== Given material ==
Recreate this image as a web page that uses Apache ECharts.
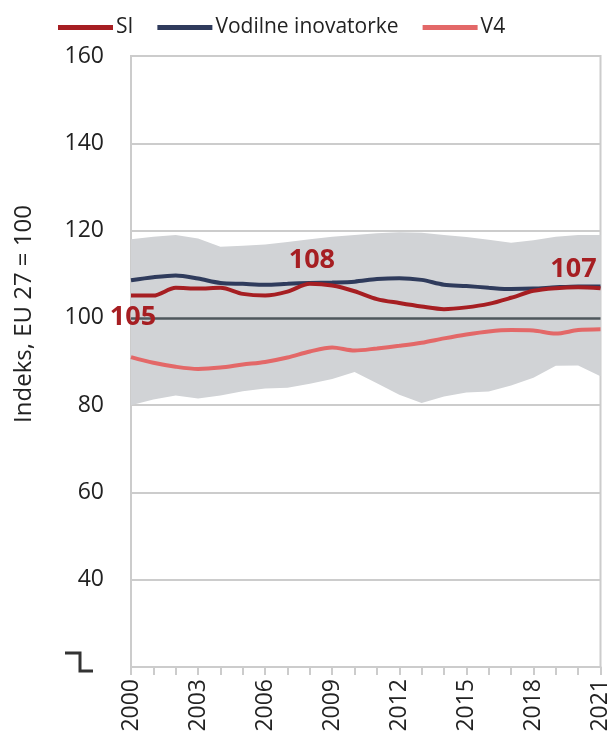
<!DOCTYPE html>
<html>
<head>
<meta charset="utf-8">
<script src="https://cdn.jsdelivr.net/npm/echarts@6/dist/echarts.min.js"></script>
<style>
  html, body { margin: 0; padding: 0; background: #fff; }
  #chart { width: 612px; height: 739px; }
</style>
</head>
<body>
<div id="chart"></div>
<script>
// leta
const years = ['2000', '2001', '2002', '2003', '2004', '2005', '2006', '2007', '2008', '2009', '2010',
  '2011', '2012', '2013', '2014', '2015', '2016', '2017', '2018', '2019', '2020', '2021'];

// indeks, EU 27 = 100
const siValues = [105.1, 105.1, 106.9, 106.7, 106.9, 105.5, 105.1, 106.0, 107.8, 107.4, 106.1,
  104.3, 103.4, 102.6, 102.0, 102.4, 103.2, 104.6, 106.2, 106.8, 107.0, 106.8];
const leaderValues = [108.6, 109.3, 109.7, 109.0, 108.0, 107.8, 107.6, 107.8, 108.0, 108.1, 108.3,
  108.9, 109.1, 108.7, 107.6, 107.3, 106.9, 106.6, 106.7, 107.0, 107.2, 107.2];
const v4Values = [91.0, 89.7, 88.8, 88.3, 88.6, 89.3, 89.9, 90.9, 92.3, 93.2, 92.5,
  93.0, 93.6, 94.3, 95.3, 96.2, 96.9, 97.2, 97.1, 96.4, 97.2, 97.4];

// razpon (siv pas)
const bandUpper = [118.0, 118.6, 119.0, 118.2, 116.3, 116.5, 116.8, 117.4, 118.0, 118.6, 119.0,
  119.4, 119.6, 119.5, 119.0, 118.5, 117.9, 117.2, 117.8, 118.6, 119.0, 119.0];
const bandLower = [80.0, 81.3, 82.2, 81.5, 82.2, 83.2, 83.8, 84.0, 84.9, 86.0, 87.6,
  85.0, 82.4, 80.5, 82.0, 82.9, 83.1, 84.5, 86.3, 89.0, 89.1, 86.6];

// oznake vrednosti SI (indeksi let)
const siLabelIdx = [0, 8, 21];

const FONT = '"Open Sans", "Noto Sans", sans-serif';
const RED = '#a61e22';
const NAVY = '#2f3b5c';
const PINK = '#e36868';

const chart = echarts.init(document.getElementById('chart'));

const labelPos = {
  0: { position: 'bottom', distance: 8, offset: [2, 0] },
  8: { position: 'top', distance: 10, offset: [2, 0] },
  21: { position: 'top', distance: 5, offset: [-27, 0] },
};

const siData = siValues.map((v, i) => {
  if (siLabelIdx.indexOf(i) < 0) return v;
  return {
    value: v,
    label: Object.assign({
      show: true,
      formatter: (p) => Math.round(p.value),
      color: RED,
      fontFamily: FONT,
      fontWeight: 'bold',
      fontSize: 27,
    }, labelPos[i]),
  };
});

chart.setOption({
  animation: false,
  backgroundColor: '#fff',
  textStyle: { fontFamily: FONT },
  legend: {
    data: ['SI', 'Vodilne inovatorke', 'V4'],
    left: 53,
    top: 12,
    icon: 'rect',
    itemWidth: 55,
    itemHeight: 5,
    itemGap: 24,
    textStyle: { fontFamily: FONT, fontSize: 21, color: '#222', padding: [0, 0, 0, -2] },
  },
  grid: {
    left: 131,
    right: 8.5,
    top: 56,
    bottom: 72,
    show: true,
    borderColor: '#cccccc',
    borderWidth: 2,
  },
  xAxis: {
    type: 'category',
    data: years,
    boundaryGap: false,
    axisLine: { lineStyle: { color: '#cccccc', width: 2 } },
    axisTick: { show: true, interval: 0, length: 8, lineStyle: { color: '#cccccc', width: 2 } },
    axisLabel: {
      rotate: 90,
      interval: 2,
      margin: 12,
      color: '#222',
      fontFamily: FONT,
      fontSize: 23,
    },
    splitLine: { show: false },
  },
  yAxis: {
    type: 'value',
    min: 20,
    max: 160,
    interval: 20,
    axisLine: { show: true, lineStyle: { color: '#cccccc', width: 2 } },
    axisTick: { show: false },
    axisLabel: {
      margin: 27,
      color: '#222',
      fontFamily: FONT,
      fontSize: 23,
      formatter: (v) => (v === 20 ? '' : String(v)),
    },
    splitLine: { show: true, lineStyle: { color: '#cccccc', width: 2 } },
  },
  graphic: [
    {
      type: 'text',
      left: 12,
      top: 205,
      rotation: Math.PI / 2,
      style: {
        text: 'Indeks, EU 27 = 100',
        fill: '#222',
        font: '24px ' + FONT,
      },
    },
    {
      type: 'polyline',
      shape: { points: [[65, 653], [80, 653], [80, 671], [93, 671]] },
      style: { stroke: '#333', lineWidth: 3, fill: null },
    },
  ],
  series: [
    {
      name: 'bandLow',
      type: 'line',
      stack: 'band',
      data: bandLower,
      symbol: 'none',
      lineStyle: { opacity: 0 },
      areaStyle: { opacity: 0 },
      silent: true,
      z: 1,
    },
    {
      name: 'band',
      type: 'line',
      stack: 'band',
      data: bandUpper.map((v, i) => +(v - bandLower[i]).toFixed(2)),
      symbol: 'none',
      lineStyle: { opacity: 0 },
      areaStyle: { color: '#d1d3d6', opacity: 1 },
      silent: true,
      z: 1,
      markLine: {
        silent: true,
        symbol: 'none',
        label: { show: false },
        lineStyle: { color: '#4e575c', width: 2.5, type: 'solid' },
        data: [{ yAxis: 100 }],
      },
    },
    {
      name: 'V4',
      type: 'line',
      data: v4Values,
      symbol: 'none',
      smooth: 0.3,
      lineStyle: { color: PINK, width: 4 },
      itemStyle: { color: PINK },
      z: 3,
    },
    {
      name: 'Vodilne inovatorke',
      type: 'line',
      data: leaderValues,
      symbol: 'none',
      smooth: 0.3,
      lineStyle: { color: NAVY, width: 4 },
      itemStyle: { color: NAVY },
      z: 4,
    },
    {
      name: 'SI',
      type: 'line',
      data: siData,
      symbol: 'circle',
      symbolSize: 0,
      showSymbol: true,
      smooth: 0.3,
      lineStyle: { color: RED, width: 4 },
      itemStyle: { color: RED },
      z: 5,
    },
  ],
});
</script>
</body>
</html>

== Problem statement ==
Copy every line of the data word for word, omitting the images.

== Exercise answer ==
Recreate this image as a web page that uses Apache ECharts.
<!DOCTYPE html>
<html>
<head>
<meta charset="utf-8">
<script src="https://cdn.jsdelivr.net/npm/echarts@6/dist/echarts.min.js"></script>
<style>
  html, body { margin: 0; padding: 0; background: #fff; }
  #chart { width: 612px; height: 739px; }
</style>
</head>
<body>
<div id="chart"></div>
<script>
// leta
const years = ['2000', '2001', '2002', '2003', '2004', '2005', '2006', '2007', '2008', '2009', '2010',
  '2011', '2012', '2013', '2014', '2015', '2016', '2017', '2018', '2019', '2020', '2021'];

// indeks, EU 27 = 100
const siValues = [105.1, 105.1, 106.9, 106.7, 106.9, 105.5, 105.1, 106.0, 107.8, 107.4, 106.1,
  104.3, 103.4, 102.6, 102.0, 102.4, 103.2, 104.6, 106.2, 106.8, 107.0, 106.8];
const leaderValues = [108.6, 109.3, 109.7, 109.0, 108.0, 107.8, 107.6, 107.8, 108.0, 108.1, 108.3,
  108.9, 109.1, 108.7, 107.6, 107.3, 106.9, 106.6, 106.7, 107.0, 107.2, 107.2];
const v4Values = [91.0, 89.7, 88.8, 88.3, 88.6, 89.3, 89.9, 90.9, 92.3, 93.2, 92.5,
  93.0, 93.6, 94.3, 95.3, 96.2, 96.9, 97.2, 97.1, 96.4, 97.2, 97.4];

// razpon (siv pas)
const bandUpper = [118.0, 118.6, 119.0, 118.2, 116.3, 116.5, 116.8, 117.4, 118.0, 118.6, 119.0,
  119.4, 119.6, 119.5, 119.0, 118.5, 117.9, 117.2, 117.8, 118.6, 119.0, 119.0];
const bandLower = [80.0, 81.3, 82.2, 81.5, 82.2, 83.2, 83.8, 84.0, 84.9, 86.0, 87.6,
  85.0, 82.4, 80.5, 82.0, 82.9, 83.1, 84.5, 86.3, 89.0, 89.1, 86.6];

// oznake vrednosti SI (indeksi let)
const siLabelIdx = [0, 8, 21];

const FONT = '"Open Sans", "Noto Sans", sans-serif';
const RED = '#a61e22';
const NAVY = '#2f3b5c';
const PINK = '#e36868';

const chart = echarts.init(document.getElementById('chart'));

const labelPos = {
  0: { position: 'bottom', distance: 8, offset: [2, 0] },
  8: { position: 'top', distance: 10, offset: [2, 0] },
  21: { position: 'top', distance: 5, offset: [-27, 0] },
};

const siData = siValues.map((v, i) => {
  if (siLabelIdx.indexOf(i) < 0) return v;
  return {
    value: v,
    label: Object.assign({
      show: true,
      formatter: (p) => Math.round(p.value),
      color: RED,
      fontFamily: FONT,
      fontWeight: 'bold',
      fontSize: 27,
    }, labelPos[i]),
  };
});

chart.setOption({
  animation: false,
  backgroundColor: '#fff',
  textStyle: { fontFamily: FONT },
  legend: {
    data: ['SI', 'Vodilne inovatorke', 'V4'],
    left: 53,
    top: 12,
    icon: 'rect',
    itemWidth: 55,
    itemHeight: 5,
    itemGap: 24,
    textStyle: { fontFamily: FONT, fontSize: 21, color: '#222', padding: [0, 0, 0, -2] },
  },
  grid: {
    left: 131,
    right: 8.5,
    top: 56,
    bottom: 72,
    show: true,
    borderColor: '#cccccc',
    borderWidth: 2,
  },
  xAxis: {
    type: 'category',
    data: years,
    boundaryGap: false,
    axisLine: { lineStyle: { color: '#cccccc', width: 2 } },
    axisTick: { show: true, interval: 0, length: 8, lineStyle: { color: '#cccccc', width: 2 } },
    axisLabel: {
      rotate: 90,
      interval: 2,
      margin: 12,
      color: '#222',
      fontFamily: FONT,
      fontSize: 23,
    },
    splitLine: { show: false },
  },
  yAxis: {
    type: 'value',
    min: 20,
    max: 160,
    interval: 20,
    axisLine: { show: true, lineStyle: { color: '#cccccc', width: 2 } },
    axisTick: { show: false },
    axisLabel: {
      margin: 27,
      color: '#222',
      fontFamily: FONT,
      fontSize: 23,
      formatter: (v) => (v === 20 ? '' : String(v)),
    },
    splitLine: { show: true, lineStyle: { color: '#cccccc', width: 2 } },
  },
  graphic: [
    {
      type: 'text',
      left: 12,
      top: 205,
      rotation: Math.PI / 2,
      style: {
        text: 'Indeks, EU 27 = 100',
        fill: '#222',
        font: '24px ' + FONT,
      },
    },
    {
      type: 'polyline',
      shape: { points: [[65, 653], [80, 653], [80, 671], [93, 671]] },
      style: { stroke: '#333', lineWidth: 3, fill: null },
    },
  ],
  series: [
    {
      name: 'bandLow',
      type: 'line',
      stack: 'band',
      data: bandLower,
      symbol: 'none',
      lineStyle: { opacity: 0 },
      areaStyle: { opacity: 0 },
      silent: true,
      z: 1,
    },
    {
      name: 'band',
      type: 'line',
      stack: 'band',
      data: bandUpper.map((v, i) => +(v - bandLower[i]).toFixed(2)),
      symbol: 'none',
      lineStyle: { opacity: 0 },
      areaStyle: { color: '#d1d3d6', opacity: 1 },
      silent: true,
      z: 1,
      markLine: {
        silent: true,
        symbol: 'none',
        label: { show: false },
        lineStyle: { color: '#4e575c', width: 2.5, type: 'solid' },
        data: [{ yAxis: 100 }],
      },
    },
    {
      name: 'V4',
      type: 'line',
      data: v4Values,
      symbol: 'none',
      smooth: 0.3,
      lineStyle: { color: PINK, width: 4 },
      itemStyle: { color: PINK },
      z: 3,
    },
    {
      name: 'Vodilne inovatorke',
      type: 'line',
      data: leaderValues,
      symbol: 'none',
      smooth: 0.3,
      lineStyle: { color: NAVY, width: 4 },
      itemStyle: { color: NAVY },
      z: 4,
    },
    {
      name: 'SI',
      type: 'line',
      data: siData,
      symbol: 'circle',
      symbolSize: 0,
      showSymbol: true,
      smooth: 0.3,
      lineStyle: { color: RED, width: 4 },
      itemStyle: { color: RED },
      z: 5,
    },
  ],
});
</script>
</body>
</html>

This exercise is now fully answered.